Introduced June 6, 2025 by Frank D. Lucas · Last progress June 6, 2025
The bill promises substantially better forecasts, warnings, data access, and workforce development that will make communities safer and expand research and operational capabilities—but does so through sizable new federal spending and increased reliance on commercial partners and AI/cloud technologies, which raise budget, access, security, equity, and administrative risks.
People in hazard-prone communities (coastal, hurricane/tornado/flood-prone, Arctic, tribal, rural and urban areas) will receive earlier, clearer, and more accurate forecasts and warnings—reducing loss of life and property.

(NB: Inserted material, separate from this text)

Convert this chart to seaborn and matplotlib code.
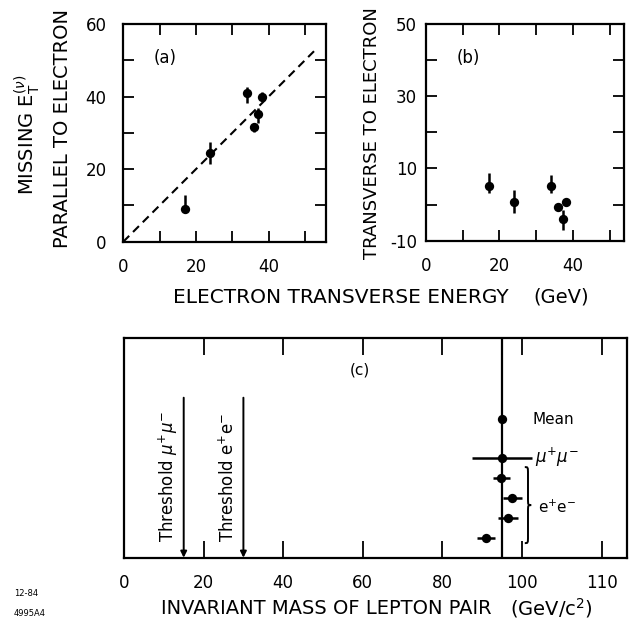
import numpy as np
import pandas as pd
import matplotlib
matplotlib.use("Agg")
import matplotlib.pyplot as plt
from matplotlib.path import Path
from matplotlib.patches import PathPatch
import seaborn as sns

# ---------------- data ----------------
# panels (a) and (b): electron transverse energy of the six events (GeV)
et = [17.1, 24.0, 34.1, 36.0, 37.2, 38.2]
# (a) missing E_T parallel to electron
par = [8.9, 24.4, 41.1, 31.6, 35.2, 40.0]
par_lo = [1.0, 3.0, 2.9, 1.5, 2.5, 1.2]
par_hi = [4.0, 3.0, 1.5, 1.0, 1.6, 1.2]
# (b) missing E_T transverse to electron
trans = [5.2, 0.6, 5.2, -0.6, -4.1, 0.6]
trans_lo = [2.1, 3.0, 2.0, 1.0, 2.9, 1.0]
trans_hi = [3.6, 3.3, 3.0, 1.0, 2.6, 1.0]
# dashed reference line in (a)
diag_x = [0, 52.5]
diag_y = [0, 52.5]

# panel (c): invariant mass of lepton pair (GeV/c^2)
mass_label = ["Mean", "mu+mu-", "e+e-", "e+e-", "e+e-", "e+e-"]
mass_row = [6.93, 5.0, 4.0, 3.0, 2.0, 1.0]
mass = [95.0, 95.0, 94.8, 97.6, 96.4, 90.9]
mass_err = [0.0, 7.5, 2.1, 2.4, 2.5, 2.2]
mean_mass = 95.0
thresholds = [15, 30]
threshold_labels = [r"Threshold $\mu^{+}\mu^{-}$", r"Threshold e$^{+}$e$^{-}$"]
c_ticks = [0, 20, 40, 60, 80, 100, 120]
c_ticklabels = ["0", "20", "40", "60", "80", "100", "110"]

# ---------------- style ----------------
sns.set_theme(style="ticks")
plt.rcParams["font.family"] = ["DejaVu Sans"]
plt.rcParams["mathtext.fontset"] = "dejavusans"
plt.rcParams["axes.linewidth"] = 1.6
plt.rcParams["text.color"] = "black"
plt.rcParams["axes.labelcolor"] = "black"
plt.rcParams["xtick.color"] = "black"
plt.rcParams["ytick.color"] = "black"
plt.rcParams["axes.unicode_minus"] = False

W, H = 629, 625
fig = plt.figure(figsize=(W / 100, H / 100), dpi=100)

def px_axes(l, r, t, b):
    return fig.add_axes([l / W, 1 - b / H, (r - l) / W, (b - t) / H])

axa = px_axes(123.3, 326.0, 24.0, 241.7)
axb = px_axes(425.9, 624.3, 24.0, 240.7)
axc = px_axes(124.0, 626.7, 337.7, 557.7)

dfa = pd.DataFrame({"et": et, "par": par, "trans": trans})

def style_ax(ax, ypad):
    ax.tick_params(which="both", direction="in", top=True, right=True,
                   length=8, width=1.3, colors="black", labelsize=12,
                   labelcolor="black")
    ax.tick_params(axis="y", which="both", pad=ypad)
    ax.tick_params(axis="x", which="both", pad=12)
    for s in ax.spines.values():
        s.set_color("black")
        s.set_linewidth(1.6)
    ax.set_xlabel("")
    ax.set_ylabel("")

# ---- panel (a)
axa.errorbar(et, par, yerr=[par_lo, par_hi], fmt="none", ecolor="black",
             elinewidth=1.8, capsize=0)
sns.scatterplot(data=dfa, x="et", y="par", ax=axa, color="black", s=45,
                edgecolor="black", linewidth=0, zorder=3)
sns.lineplot(x=diag_x, y=diag_y, ax=axa, color="black", lw=1.5,
             linestyle=(0, (4, 2.6)))
axa.set_xlim(0, 55.8)
axa.set_ylim(0, 60)
axa.set_xticks([0, 20, 40])
axa.set_xticks([10, 30, 50], minor=True)
axa.set_yticks([0, 20, 40, 60])
axa.set_yticks([10, 30, 50], minor=True)
style_ax(axa, 12)
axa.text(11.5, 50.7, "(a)", fontsize=12, ha="center", va="center")

# ---- panel (b)
axb.errorbar(et, trans, yerr=[trans_lo, trans_hi], fmt="none", ecolor="black",
             elinewidth=1.8, capsize=0)
sns.scatterplot(data=dfa, x="et", y="trans", ax=axb, color="black", s=45,
                edgecolor="black", linewidth=0, zorder=3)
axb.set_xlim(0, 54)
axb.set_ylim(-10, 50)
axb.set_xticks([0, 20, 40])
axb.set_xticks([10, 30, 50], minor=True)
axb.set_yticks([-10, 10, 30, 50])
axb.set_yticks([0, 20, 40], minor=True)
style_ax(axb, 6.5)
axb.text(11.5, 40.6, "(b)", fontsize=12, ha="center", va="center")

# ---- panel (c)
dfc = pd.DataFrame({"mass": mass, "row": mass_row, "label": mass_label})
axc.axvline(mean_mass, color="black", lw=1.6, zorder=2)
axc.errorbar(mass, mass_row, xerr=mass_err, fmt="none", ecolor="black",
             elinewidth=1.8, capsize=0, zorder=3)
sns.scatterplot(data=dfc, x="mass", y="row", ax=axc, color="black", s=45,
                edgecolor="black", linewidth=0, zorder=4)
for thr, lab in zip(thresholds, threshold_labels):
    axc.annotate("", xy=(thr, 0), xytext=(thr, 8),
                 arrowprops=dict(arrowstyle="-|>", color="black", lw=1.4,
                                 mutation_scale=9, shrinkA=0, shrinkB=0))
    axc.text(thr - 3.8, 0.8, lab, rotation=90, fontsize=12,
             ha="center", va="bottom")
axc.set_xlim(0, 126.3)
axc.set_ylim(0, 11)
axc.set_xticks(c_ticks)
axc.set_xticklabels(c_ticklabels)
axc.set_yticks([])
style_ax(axc, 6)
axc.tick_params(axis="x", which="both", length=12)
axc.tick_params(axis="y", left=False, right=False)

# labels beside the (c) points
axc.text(102.7, mass_row[0], "Mean", fontsize=11, ha="left", va="center")
axc.text(103.3, mass_row[1], r"$\mu^{+}\mu^{-}$", fontsize=12, ha="left", va="center")
ee_rows = mass_row[2:]
axc.text(104.0, np.mean(ee_rows), r"e$^{+}$e$^{-}$", fontsize=11,
         ha="left", va="center")

# curly brace grouping the e+e- events
x0, w = 100.7, 1.6
ya, yb = min(ee_rows) - 0.27, max(ee_rows) + 0.53
ym = 0.5 * (ya + yb)
d = 0.35
verts = [(x0, yb),
         (x0 + w / 2, yb), (x0 + w / 2, yb), (x0 + w / 2, yb - d),
         (x0 + w / 2, ym + d),
         (x0 + w / 2, ym), (x0 + w / 2, ym), (x0 + w, ym),
         (x0 + w / 2, ym), (x0 + w / 2, ym), (x0 + w / 2, ym - d),
         (x0 + w / 2, ya + d),
         (x0 + w / 2, ya), (x0 + w / 2, ya), (x0, ya)]
codes = [Path.MOVETO, Path.CURVE4, Path.CURVE4, Path.CURVE4, Path.LINETO,
         Path.CURVE4, Path.CURVE4, Path.CURVE4, Path.CURVE4, Path.CURVE4,
         Path.CURVE4, Path.LINETO, Path.CURVE4, Path.CURVE4, Path.CURVE4]
axc.add_patch(PathPatch(Path(verts, codes), fill=False, lw=1.4,
                        edgecolor="black"))
axc.text(59.3, 9.39, "(c)", fontsize=11, ha="center", va="center")

# ---------------- figure texts ----------------
fig.text(27 / W, 1 - 134.5 / H, r"MISSING $\mathrm{E}_{\mathrm{T}}^{(\nu)}$",
         rotation=90, fontsize=14, ha="center", va="center")
fig.text(63 / W, 1 - 129 / H, "PARALLEL TO ELECTRON",
         rotation=90, fontsize=14, ha="center", va="center")
fig.text(372 / W, 1 - 133.5 / H, "TRANSVERSE TO ELECTRON",
         rotation=90, fontsize=13, ha="center", va="center")
fig.text(173 / W, 1 - 297 / H, "ELECTRON TRANSVERSE ENERGY",
         fontsize=14.5, ha="left", va="center")
fig.text(533 / W, 1 - 297 / H, "(GeV)", fontsize=14, ha="left", va="center")
fig.text(161 / W, 1 - 608 / H, "INVARIANT MASS OF LEPTON PAIR",
         fontsize=14, ha="left", va="center")
fig.text(510 / W, 1 - 608 / H, r"(GeV/c$^{2}$)", fontsize=14,
         ha="left", va="center")
fig.text(14 / W, 1 - 594 / H, "12-84", fontsize=6, ha="left", va="center")
fig.text(14 / W, 1 - 613 / H, "4995A4", fontsize=6, ha="left", va="center")

fig.savefig("out.png", dpi=100)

Federal investments in advanced observing systems, higher-performance computing, radar and aircraft/uncrewed platforms, and program authorizations expand forecasting capabilities and resilience—improving economic outcomes by reducing weather-related losses.
Public access to curated datasets, a NOAA Data Lake, community modeling systems, open APIs, and required data/metadata standards will boost research, innovation, and industry use of weather and climate information.
Taxpayers face substantial new and recurring federal spending (multi‑year authorizations, program funds, commercial data purchases) that could require budget tradeoffs or offsets.
Greater reliance on commercial data, cloud providers, and private partners—plus public release of models/training data—creates IP, access, redistribution, and national security concerns and may limit full public access to some model inputs or outputs.
New reporting, coordination, pilot management, and multi‑agency implementation requirements create significant administrative and operational burdens for NOAA and for state, local, Tribal partners that could divert staff time and delay deployment of benefits.
Based on analysis of 24 sections of legislative text.
Authorizes NOAA programs and funding to strengthen observations, radar, commercial data acquisition, AI/HPC, S2S forecasting, hazard communications, Arctic observations, algal-bloom planning, and heat-health coordination.
Authorizes and updates a wide set of NOAA-led programs to improve U.S. weather, water, and climate preparedness by strengthening observations, forecasting, communications, and research. The bill funds targeted Office of Oceanic and Atmospheric Research activities for FY2026–FY2030, directs procurement of commercial environmental data, advances high-performance computing and AI use for forecasting, establishes radar mitigation and next-generation radar efforts, improves hazard risk communication and heat-health coordination, expands subseasonal-to-seasonal forecasting and Arctic observations, and revises harmful algal bloom and flood/landslide definitions and planning requirements.